Diskriminierungen von Personen, die anders aussehen als diejenigen, die üblicherweise als Bayern bezeichnet werden, sind auszuschließen. Wir fordern, dass die Überprüfung von Personen aufgrund ihres „südländischen Aussehens“ unterlassen wird.
Wir setzen uns dafür ein, dass bei Ermittlung und Verfolgung rechtsextremer Straftaten durch Landeskriminalamt und Kriminalpolizei verstärkt Sonderermittlungsgruppen eingesetzt werden.
Wir brauchen dringend eine Zeugenschutzdienststelle und flächendeckenden Opferschutz. Das Problem besteht darin, dass sehr viele Opfer nicht wissen, wohin sie sich zur Beratung wenden sollen, geschweige denn eine Strafanzeige erstatten. Aus Angst tauchen deshalb viele Straftaten nicht in der Statistik auf. Deshalb brauchen wir einen umfassenden, flächendeckenden und qualifizierten Opferschutz.
Ausstiegswilligen aus der rechtsextremistischen Szene sind Ausstiegsmöglichkeiten und Ausstiegsprogramme anzubieten.
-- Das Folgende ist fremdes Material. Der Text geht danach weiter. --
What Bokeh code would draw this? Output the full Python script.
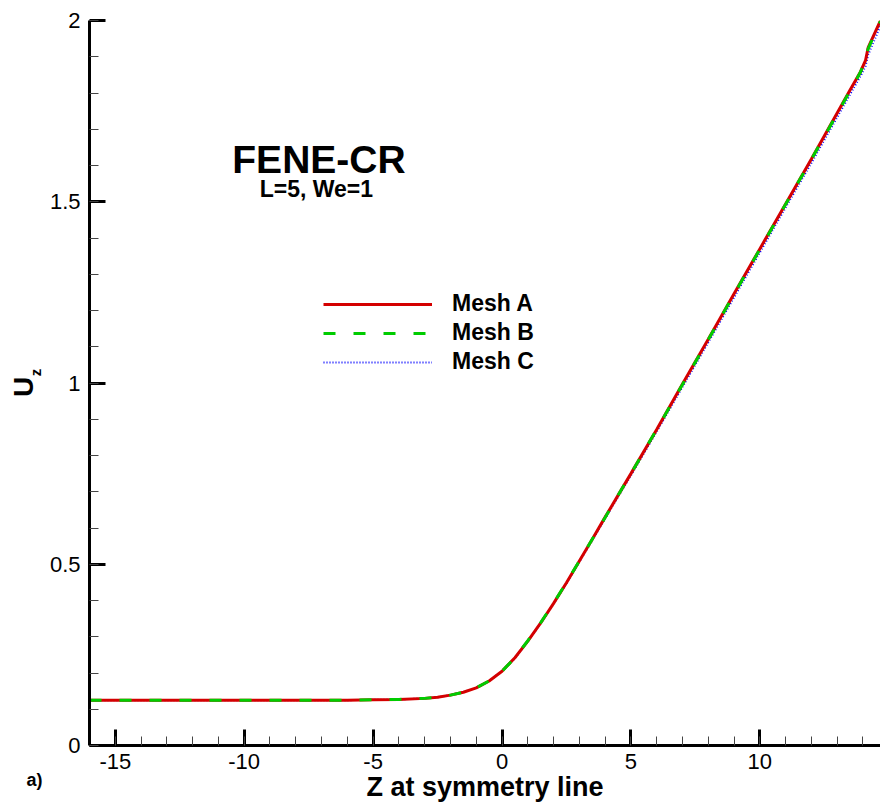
from bokeh.plotting import figure
from bokeh.models import (FixedTicker, Label, Legend, LegendItem, PrintfTickFormatter,
                          LinearAxis, Title)
from bokeh.embed import file_html
from bokeh.resources import INLINE

# ---- data ----
z = [-16, -12, -8, -6, -5, -4, -3, -2.5, -2, -1.5, -1, -0.5, 0, 0.5, 1, 1.5, 2,
     2.5, 3, 3.5, 4, 4.5, 5, 6, 7, 8, 9, 10, 11, 12, 13, 13.5, 13.9, 14.1, 14.2, 14.68]
mesh_a = [0.125, 0.125, 0.125, 0.125, 0.126, 0.127, 0.130, 0.133, 0.139, 0.147, 0.159,
          0.178, 0.205, 0.242, 0.288, 0.338, 0.392, 0.449, 0.509, 0.569, 0.630, 0.690,
          0.750, 0.872, 0.997, 1.121, 1.246, 1.370, 1.494, 1.618, 1.745, 1.808, 1.858,
          1.890, 1.925, 2.000]
mesh_b = [0.125, 0.125, 0.125, 0.125, 0.126, 0.127, 0.130, 0.133, 0.139, 0.147, 0.159,
          0.178, 0.205, 0.242, 0.289, 0.339, 0.393, 0.450, 0.509, 0.569, 0.629, 0.690,
          0.750, 0.872, 0.996, 1.120, 1.245, 1.369, 1.493, 1.617, 1.743, 1.806, 1.857,
          1.892, 1.922, 1.998]
mesh_c = [0.125, 0.125, 0.125, 0.125, 0.126, 0.127, 0.130, 0.133, 0.139, 0.147, 0.159,
          0.178, 0.205, 0.241, 0.287, 0.337, 0.391, 0.447, 0.507, 0.566, 0.626, 0.686,
          0.745, 0.866, 0.989, 1.112, 1.236, 1.360, 1.484, 1.607, 1.733, 1.796, 1.846,
          1.874, 1.905, 1.985]

x_ticks = [-15, -10, -5, 0, 5, 10]
x_tick_labels = ["-15", "-10", "-5", "0", "5", "10"]
x_minor = list(range(-16, 15))
y_ticks = [0, 0.5, 1, 1.5, 2]
y_tick_labels = ["0", "0.5", "1", "1.5", "2"]
y_minor = [i / 10 for i in range(0, 21)]

series_names = ["Mesh A", "Mesh B", "Mesh C"]
title_text = "FENE-CR"
subtitle_text = "L=5, We=1"
x_title = "Z at symmetry line"
y_title_main = "U"
y_title_sub = "z"
panel_tag = "a)"

FONT = "Liberation Sans"
NBSP = "\u00a0"

p = figure(width=880, height=807, x_range=(-16, 14.68), y_range=(0, 2),
           output_backend="svg", toolbar_location=None,
           min_border_left=89, min_border_right=0, min_border_top=20, min_border_bottom=62)
p.outline_line_color = None
p.xgrid.visible = False
p.ygrid.visible = False
p.background_fill_color = "white"
p.border_fill_color = "white"

# lines
rc = p.line(z, mesh_c, line_color="#0000ff", line_width=2, line_dash="1 2")
ra = p.line(z, mesh_a, line_color="#d40000", line_width=3)
rb = p.line(z, mesh_b, line_color="#00cc00", line_width=3, line_dash="12 18")

# axes
for ax, ticks, minor, labels in ((p.xaxis[0], x_ticks, x_minor, x_tick_labels),
                                 (p.yaxis[0], y_ticks, y_minor, y_tick_labels)):
    ax.ticker = FixedTicker(ticks=ticks, minor_ticks=minor)
    ax.formatter = PrintfTickFormatter(format="%g")
    ax.major_label_overrides = {float(t): l for t, l in zip(ticks, labels)}
    ax.axis_line_width = 3
    ax.axis_line_color = "black"
    ax.major_tick_line_width = 3
    ax.major_tick_line_color = "black"
    ax.major_tick_in = 16
    ax.major_tick_out = 0
    ax.minor_tick_line_width = 1
    ax.minor_tick_line_color = "#444444"
    ax.minor_tick_in = 9
    ax.minor_tick_out = 0
    ax.major_label_text_font = FONT
    ax.major_label_text_font_size = "22px"
    ax.major_label_text_color = "black"
p.xaxis[0].major_label_standoff = 8
p.yaxis[0].major_label_standoff = 9

# y title: subscript as the main axis label, "U" on an empty outer axis
p.yaxis[0].axis_label = NBSP * 5 + y_title_sub
p.yaxis[0].axis_label_standoff = 3
p.yaxis[0].axis_label_text_font = FONT
p.yaxis[0].axis_label_text_font_style = "bold"
p.yaxis[0].axis_label_text_font_size = "15px"
p.yaxis[0].axis_label_text_color = "black"

u_axis = LinearAxis(ticker=FixedTicker(ticks=[]), axis_label=y_title_main + NBSP,
                    axis_line_color=None, major_tick_line_color=None,
                    minor_tick_line_color=None, major_label_standoff=0,
                    major_label_text_font_size="0px", axis_label_standoff=-15,
                    axis_label_text_font=FONT, axis_label_text_font_style="bold",
                    axis_label_text_font_size="28px", axis_label_text_color="black")
p.add_layout(u_axis, "left")

# bottom texts as titles (not clipped to the frame)
p.add_layout(Title(text=panel_tag, align="left", offset=-63, vertical_align="bottom",
                   standoff=-7, text_font=FONT, text_font_style="bold",
                   text_font_size="18px", text_color="black"), "below")
p.add_layout(Title(text=x_title, align="center", vertical_align="top", standoff=-30,
                   text_font=FONT, text_font_style="bold", text_font_size="27px",
                   text_color="black"), "below")

# legend
legend = Legend(items=[LegendItem(label=series_names[0], renderers=[ra]),
                       LegendItem(label=series_names[1], renderers=[rb]),
                       LegendItem(label=series_names[2], renderers=[rc])],
                location=(234, 370), orientation="vertical",
                glyph_width=109, glyph_height=20, label_height=20, spacing=2,
                padding=0, margin=0, label_standoff=20,
                border_line_color=None, background_fill_alpha=0,
                label_text_font=FONT, label_text_font_style="bold",
                label_text_font_size="23px", label_text_color="black")
p.add_layout(legend)

# in-plot titles
p.add_layout(Label(x=-7.1, y=1.617, text=title_text, text_align="center",
                   text_baseline="alphabetic", text_font=FONT, text_font_style="bold",
                   text_font_size="39px", text_color="black"))
p.add_layout(Label(x=-7.2, y=1.534, text=subtitle_text, text_align="center",
                   text_baseline="alphabetic", text_font=FONT, text_font_style="bold",
                   text_font_size="23px", text_color="black"))

open("out.html", "w").write(file_html(p, INLINE))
Bei rechtsextremen Straftätern ist für zügige Ermittlungen, für zügige Anklageerhebungen und zeitnahe Verurteilungen zu sorgen.
Wir fordern, dass über den Landkreistag, den Städtetag und den Gemeindetag Programme entwickelt werden, die Präventions– und Aufklärungsarbeit auf der
kommunalen Basis stärken. Hierzu werden wir die entsprechenden haushaltspolitischen Anträge stellen.
Wir weisen darauf hin, dass gerade die Jugendorganisationen immer wieder über fehlende Finanzmittel klagen. Für diese Organisationen muss ein großzügiger Finanzansatz gewährleistet werden. Nach den Worten des Präsidenten des Bayerischen Jugendrings ist präventive Jugendarbeit gegen Gewalt und Rechtsextremismus nur begrenzt möglich, weil dafür nicht die nötigen Mittel zur Verfügung stehen. Die Einführung von Schulsozialarbeitern wird ständig gefordert, aber die Mittel fehlen.
Wir fordern auch mobile Beratungsteams, die vor Ort mit geschulten Experten die Problematik aufgreifen und verarbeiten.
Für Kindergärten und Schulen sollen Ausbildungsprogramme, Handreichungen und Unterrichtsmaterialien angeboten werden, um an den Schulen nicht nur die Toleranz, sondern auch die internationale kulturelle Kompetenz voranzubringen.
Die Hochschulen leisten von sich aus einen großen Beitrag zur Internationalisierung. Dieser Beitrag muss jedoch hinsichtlich der Haushaltsmittel verstetigt werden. Er muss planbar sein. Alle Schranken und Blockaden im Ausländer– und Dienstrecht oder hinsichtlich der Arbeitserlaubnis für ausländische Studierende sind aufzuheben und abzubauen.
Viertens. Im Bereich der Kultur wäre es angemessen, zum Beispiel im Haus der Bayerischen Geschichte eine Ausstellung mit Begleitprogramm zum Thema „Bayern und der Nationalsozialismus – Entstehung, Folgen und Konsequenzen“ durchzuführen.
Ebenso erscheint es uns notwendig, in einer breiten kulturellen Arbeit darauf hinzuweisen, dass in Bayern schon immer europäische Wanderungsbewegungen und zum Teil die außereuropäische Einwanderung die Entwicklung Bayerns in wirtschaftlicher und kultureller Hinsicht gefördert haben. Naturwissenschaftliche und kulturelle Quantensprünge – ich denke nur an die wunderbar reiche Baukultur Bayerns – sind durch Einwanderer für Bayerns Reichtum erreicht worden. Dieses endlich einmal zu vermitteln und nach außen zu tragen wäre das Mindeste.